Il calcio per lui non è stato solo una passione di ragazzino o una professione su cui scommettere da adulto, ma una speranza di salvezza: un’ancora da stringere forte nei momenti difficili. Luigi Vitale, terzino ventunenne del Napoli, il film della sua vita lo ha rivisto ieri mattina, nelle lunghe attese di un processo d’appello alla camorra di Castellammare di Stabia. Uno spettatore tra tanti, seduto lì accanto a parenti di imputati e detenuti, uomini e donne in attesa di incrociare uno sguardo o un sorriso con i propri cari al di là delle sbarre del Tribunale di Napoli.
Una giornata diversa dal solito: Vitale è il cugino di un imputato in un processo al clan D’Alessandro, uno che ha più o meno la sua stessa età e che porta il suo stesso nome. Aula 311, toni dimessi, umile e maturo nei suoi jeans stonewash, in scarpe Nike, shirt e un borsello portato a tracolla. Spettatore tra tanti, una conferma vivente che a volte sogni e sacrifici portano lontano.
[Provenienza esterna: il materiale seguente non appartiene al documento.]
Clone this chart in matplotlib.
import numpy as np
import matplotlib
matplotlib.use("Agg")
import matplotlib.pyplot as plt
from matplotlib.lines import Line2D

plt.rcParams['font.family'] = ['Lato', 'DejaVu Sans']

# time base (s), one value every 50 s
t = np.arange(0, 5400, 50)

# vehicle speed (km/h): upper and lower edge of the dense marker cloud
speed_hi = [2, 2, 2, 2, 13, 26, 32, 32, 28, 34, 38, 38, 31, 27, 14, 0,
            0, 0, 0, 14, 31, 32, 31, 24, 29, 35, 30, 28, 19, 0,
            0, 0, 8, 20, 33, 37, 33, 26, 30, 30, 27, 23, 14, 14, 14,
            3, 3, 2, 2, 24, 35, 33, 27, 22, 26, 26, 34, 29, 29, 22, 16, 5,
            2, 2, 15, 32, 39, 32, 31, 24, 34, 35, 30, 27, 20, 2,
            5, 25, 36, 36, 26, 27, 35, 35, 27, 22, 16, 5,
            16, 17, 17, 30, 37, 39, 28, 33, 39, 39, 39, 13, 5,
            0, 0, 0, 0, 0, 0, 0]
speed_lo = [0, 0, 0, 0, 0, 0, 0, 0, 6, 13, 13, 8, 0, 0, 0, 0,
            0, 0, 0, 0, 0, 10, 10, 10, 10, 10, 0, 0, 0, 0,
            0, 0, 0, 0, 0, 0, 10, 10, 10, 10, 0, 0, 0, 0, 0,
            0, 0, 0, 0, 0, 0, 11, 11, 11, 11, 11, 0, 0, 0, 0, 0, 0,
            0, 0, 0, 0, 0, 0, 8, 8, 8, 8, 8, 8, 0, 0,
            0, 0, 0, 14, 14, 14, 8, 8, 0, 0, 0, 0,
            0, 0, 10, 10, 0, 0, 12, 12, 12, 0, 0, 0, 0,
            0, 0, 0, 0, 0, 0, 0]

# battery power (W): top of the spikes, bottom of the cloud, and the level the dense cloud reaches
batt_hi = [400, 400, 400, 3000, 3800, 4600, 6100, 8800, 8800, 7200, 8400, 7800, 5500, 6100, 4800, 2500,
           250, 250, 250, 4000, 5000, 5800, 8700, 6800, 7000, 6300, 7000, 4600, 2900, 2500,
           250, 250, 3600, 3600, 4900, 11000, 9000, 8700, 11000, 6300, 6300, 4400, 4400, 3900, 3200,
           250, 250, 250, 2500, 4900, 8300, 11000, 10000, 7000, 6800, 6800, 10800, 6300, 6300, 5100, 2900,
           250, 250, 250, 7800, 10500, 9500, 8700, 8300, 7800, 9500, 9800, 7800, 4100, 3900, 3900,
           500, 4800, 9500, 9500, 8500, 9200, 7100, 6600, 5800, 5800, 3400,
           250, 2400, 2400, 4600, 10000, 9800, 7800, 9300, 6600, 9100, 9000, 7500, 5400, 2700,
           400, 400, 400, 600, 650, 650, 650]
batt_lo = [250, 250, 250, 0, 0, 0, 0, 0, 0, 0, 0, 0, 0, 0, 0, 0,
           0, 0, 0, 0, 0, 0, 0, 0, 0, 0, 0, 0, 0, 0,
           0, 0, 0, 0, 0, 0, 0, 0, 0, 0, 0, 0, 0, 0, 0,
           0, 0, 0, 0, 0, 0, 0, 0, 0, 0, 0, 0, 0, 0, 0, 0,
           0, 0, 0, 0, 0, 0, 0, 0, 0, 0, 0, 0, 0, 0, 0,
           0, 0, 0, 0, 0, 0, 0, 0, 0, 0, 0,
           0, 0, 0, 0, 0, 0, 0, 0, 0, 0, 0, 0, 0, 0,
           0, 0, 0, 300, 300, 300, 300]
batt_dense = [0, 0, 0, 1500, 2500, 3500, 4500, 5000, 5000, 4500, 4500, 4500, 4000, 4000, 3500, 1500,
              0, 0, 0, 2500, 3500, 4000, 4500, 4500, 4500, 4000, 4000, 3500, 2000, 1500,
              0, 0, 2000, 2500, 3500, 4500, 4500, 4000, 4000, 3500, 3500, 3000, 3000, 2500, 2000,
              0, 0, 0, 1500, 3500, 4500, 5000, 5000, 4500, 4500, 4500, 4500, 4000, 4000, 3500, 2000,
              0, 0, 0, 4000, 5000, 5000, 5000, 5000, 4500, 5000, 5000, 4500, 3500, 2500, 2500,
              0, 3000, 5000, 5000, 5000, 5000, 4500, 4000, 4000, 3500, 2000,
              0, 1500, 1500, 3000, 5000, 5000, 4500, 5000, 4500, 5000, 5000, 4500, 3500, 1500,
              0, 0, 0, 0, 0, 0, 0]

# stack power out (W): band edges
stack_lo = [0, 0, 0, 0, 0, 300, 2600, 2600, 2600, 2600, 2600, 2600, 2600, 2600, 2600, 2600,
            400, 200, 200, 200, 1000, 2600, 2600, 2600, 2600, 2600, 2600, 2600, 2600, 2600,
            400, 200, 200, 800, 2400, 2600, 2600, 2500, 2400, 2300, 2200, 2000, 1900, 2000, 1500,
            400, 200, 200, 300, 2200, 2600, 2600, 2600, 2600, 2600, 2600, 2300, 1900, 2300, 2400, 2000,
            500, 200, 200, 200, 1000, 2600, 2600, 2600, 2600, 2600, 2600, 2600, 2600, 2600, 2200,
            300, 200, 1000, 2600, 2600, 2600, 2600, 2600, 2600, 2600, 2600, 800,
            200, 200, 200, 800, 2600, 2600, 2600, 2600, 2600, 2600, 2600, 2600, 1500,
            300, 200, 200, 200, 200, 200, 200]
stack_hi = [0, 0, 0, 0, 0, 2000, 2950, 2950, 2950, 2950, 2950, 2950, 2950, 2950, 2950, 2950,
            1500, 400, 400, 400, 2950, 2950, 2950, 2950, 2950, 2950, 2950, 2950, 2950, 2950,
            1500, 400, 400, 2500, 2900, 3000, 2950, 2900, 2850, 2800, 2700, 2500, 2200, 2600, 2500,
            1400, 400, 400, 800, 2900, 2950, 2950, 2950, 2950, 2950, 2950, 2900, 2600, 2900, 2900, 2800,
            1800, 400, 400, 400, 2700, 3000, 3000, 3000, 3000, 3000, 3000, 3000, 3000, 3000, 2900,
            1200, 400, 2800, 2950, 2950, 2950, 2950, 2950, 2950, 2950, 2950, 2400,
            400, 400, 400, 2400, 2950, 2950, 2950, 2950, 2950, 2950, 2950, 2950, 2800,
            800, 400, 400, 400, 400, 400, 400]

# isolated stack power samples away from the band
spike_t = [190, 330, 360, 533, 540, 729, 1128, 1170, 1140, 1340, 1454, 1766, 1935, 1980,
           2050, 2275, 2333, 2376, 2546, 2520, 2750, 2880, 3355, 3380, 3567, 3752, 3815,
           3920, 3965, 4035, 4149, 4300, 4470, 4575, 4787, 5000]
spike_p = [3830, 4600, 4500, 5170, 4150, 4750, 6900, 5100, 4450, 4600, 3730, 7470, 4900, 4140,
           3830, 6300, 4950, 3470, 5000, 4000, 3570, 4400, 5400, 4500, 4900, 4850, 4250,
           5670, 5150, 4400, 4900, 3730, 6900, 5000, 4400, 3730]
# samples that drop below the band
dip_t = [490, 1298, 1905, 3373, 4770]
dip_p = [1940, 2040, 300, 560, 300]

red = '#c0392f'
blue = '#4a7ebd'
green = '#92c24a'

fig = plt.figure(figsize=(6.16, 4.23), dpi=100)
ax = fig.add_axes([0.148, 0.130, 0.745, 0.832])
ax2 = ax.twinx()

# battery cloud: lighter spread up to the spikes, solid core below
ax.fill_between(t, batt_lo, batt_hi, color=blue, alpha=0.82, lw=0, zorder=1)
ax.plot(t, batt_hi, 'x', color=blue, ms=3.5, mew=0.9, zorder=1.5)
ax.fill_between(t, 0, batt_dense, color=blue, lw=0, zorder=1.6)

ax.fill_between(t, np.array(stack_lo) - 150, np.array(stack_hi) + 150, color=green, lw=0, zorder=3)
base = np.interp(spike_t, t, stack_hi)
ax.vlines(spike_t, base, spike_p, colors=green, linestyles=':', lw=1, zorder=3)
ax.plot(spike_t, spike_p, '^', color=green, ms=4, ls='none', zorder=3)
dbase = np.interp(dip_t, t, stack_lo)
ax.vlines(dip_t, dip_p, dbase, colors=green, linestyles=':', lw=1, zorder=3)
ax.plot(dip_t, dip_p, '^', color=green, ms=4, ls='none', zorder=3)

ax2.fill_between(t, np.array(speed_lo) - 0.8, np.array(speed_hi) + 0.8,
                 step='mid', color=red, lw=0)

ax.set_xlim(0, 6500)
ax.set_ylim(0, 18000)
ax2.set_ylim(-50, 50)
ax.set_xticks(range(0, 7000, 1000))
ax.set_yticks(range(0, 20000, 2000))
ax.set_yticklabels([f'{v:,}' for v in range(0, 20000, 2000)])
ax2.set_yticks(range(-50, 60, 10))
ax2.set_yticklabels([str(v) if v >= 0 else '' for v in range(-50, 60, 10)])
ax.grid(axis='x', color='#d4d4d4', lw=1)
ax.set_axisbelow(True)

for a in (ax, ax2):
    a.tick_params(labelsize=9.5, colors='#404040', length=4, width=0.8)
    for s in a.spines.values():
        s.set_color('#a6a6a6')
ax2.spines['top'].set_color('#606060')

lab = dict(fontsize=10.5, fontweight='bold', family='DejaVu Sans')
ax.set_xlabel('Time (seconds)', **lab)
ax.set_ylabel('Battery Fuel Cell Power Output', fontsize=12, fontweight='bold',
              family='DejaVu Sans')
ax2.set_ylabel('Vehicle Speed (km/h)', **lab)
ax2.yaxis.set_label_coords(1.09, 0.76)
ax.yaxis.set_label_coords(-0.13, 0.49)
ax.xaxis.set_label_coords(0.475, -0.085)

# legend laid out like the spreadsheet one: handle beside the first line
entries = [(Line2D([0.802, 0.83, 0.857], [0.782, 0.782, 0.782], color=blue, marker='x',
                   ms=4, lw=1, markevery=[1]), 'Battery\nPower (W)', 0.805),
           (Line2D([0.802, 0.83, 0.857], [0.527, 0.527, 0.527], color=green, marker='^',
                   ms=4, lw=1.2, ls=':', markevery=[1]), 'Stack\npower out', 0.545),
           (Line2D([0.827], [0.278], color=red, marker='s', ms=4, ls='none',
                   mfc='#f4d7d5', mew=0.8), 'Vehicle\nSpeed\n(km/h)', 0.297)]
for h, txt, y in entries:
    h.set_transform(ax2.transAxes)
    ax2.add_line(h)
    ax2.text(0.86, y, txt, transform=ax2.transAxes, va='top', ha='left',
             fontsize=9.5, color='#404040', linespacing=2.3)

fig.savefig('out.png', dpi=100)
Si schernisce, non parla volentieri della sua mattinata giudiziaria: «C’è la mia famiglia, punto. Non ho nulla da dire. Un cugino che non vedevo da molto, volevo salutarlo, anche se da lontano». Poi, il Napoli, la sua voglia di vincere, di conquistare un ruolo nella squadra di Reja. Circondato da amici e parenti, rivede il gol contro il Benfica in coppa Uefa, il San Paolo che esplode. Poi l’infortunio e la voglia di ritornare titolare, aggrappandosi a un sogno che ha portato lontano l’ex scugnizzo stabiese.
Sport e Tribunale, calcio e aula di giustizia non sono una novità per Luigi Vitale. Lo ricorda con un pizzico d’ironia, l’avvocato Vincenzo Propenso, penalista del foro di Torre Annunziata che conosce il calciatore da ragazzino. E che racconta un aneddoto sul debutto del terzino nel Napoli: «Nel 2006, la sua prima partita in C contro la squadra della sua città, la Juve Stabia. Una presenza in campo decisiva, non solo per la carriera ma anche per sgomberare il campo da equivoci giudiziari.
Vitale venne indirettamente coinvolto in un’inchiesta sullo spaccio di droga a Castellammare di Stabia, un evidente errore di persona, ma viene assolto nel più facile dei modi: presentai in aula la copia del lunedì di un quotidiano sportivo - spiega il penalista - e mostrai la formazione del Napoli. Il giudice assolse Vitale e gli regalò una battuta: quando segnerai il primo gol, ricordati di me e dedicami la maglia».